-- Begin Data provided --

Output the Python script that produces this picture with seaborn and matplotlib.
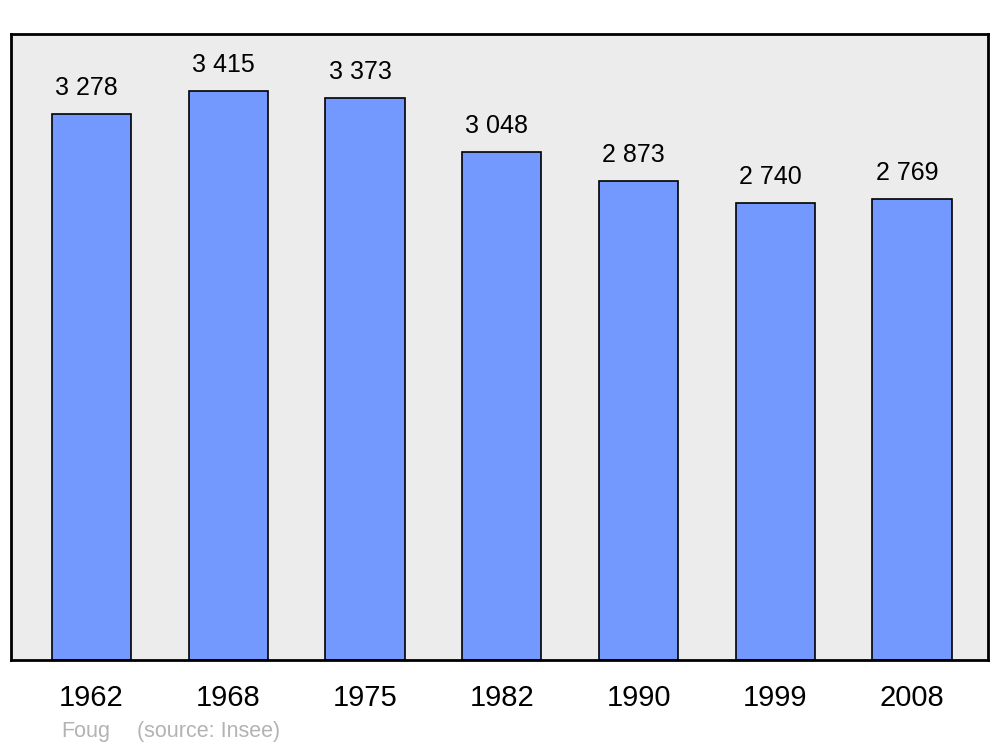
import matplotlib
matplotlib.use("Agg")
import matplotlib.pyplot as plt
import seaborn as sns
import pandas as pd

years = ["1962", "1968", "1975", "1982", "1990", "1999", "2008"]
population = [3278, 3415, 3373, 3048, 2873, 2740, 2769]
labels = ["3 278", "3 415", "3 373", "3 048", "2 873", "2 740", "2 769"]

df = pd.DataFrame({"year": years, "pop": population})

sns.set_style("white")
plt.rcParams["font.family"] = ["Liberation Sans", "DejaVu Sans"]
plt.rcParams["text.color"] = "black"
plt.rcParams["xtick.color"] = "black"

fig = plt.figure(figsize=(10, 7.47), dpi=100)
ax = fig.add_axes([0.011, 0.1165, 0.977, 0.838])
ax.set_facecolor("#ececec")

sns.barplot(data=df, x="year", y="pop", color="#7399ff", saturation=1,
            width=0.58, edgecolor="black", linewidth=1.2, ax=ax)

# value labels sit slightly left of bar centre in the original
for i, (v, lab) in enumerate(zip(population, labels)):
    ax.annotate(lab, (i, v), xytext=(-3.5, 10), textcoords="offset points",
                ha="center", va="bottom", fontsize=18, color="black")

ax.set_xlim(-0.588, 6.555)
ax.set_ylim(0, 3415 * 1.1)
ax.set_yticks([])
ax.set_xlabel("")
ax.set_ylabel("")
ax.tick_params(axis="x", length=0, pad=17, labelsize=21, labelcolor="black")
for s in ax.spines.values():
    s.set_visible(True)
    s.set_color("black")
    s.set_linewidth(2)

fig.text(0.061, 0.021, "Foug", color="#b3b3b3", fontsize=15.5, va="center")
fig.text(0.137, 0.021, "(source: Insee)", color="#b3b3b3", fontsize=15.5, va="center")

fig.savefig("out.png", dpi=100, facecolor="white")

-- End Data provided --

* **Requirements**
Extract every line containing the string "seaborn" from the material.

* **Reply to the task**
Output the Python script that produces this picture with seaborn and matplotlib.
import seaborn as sns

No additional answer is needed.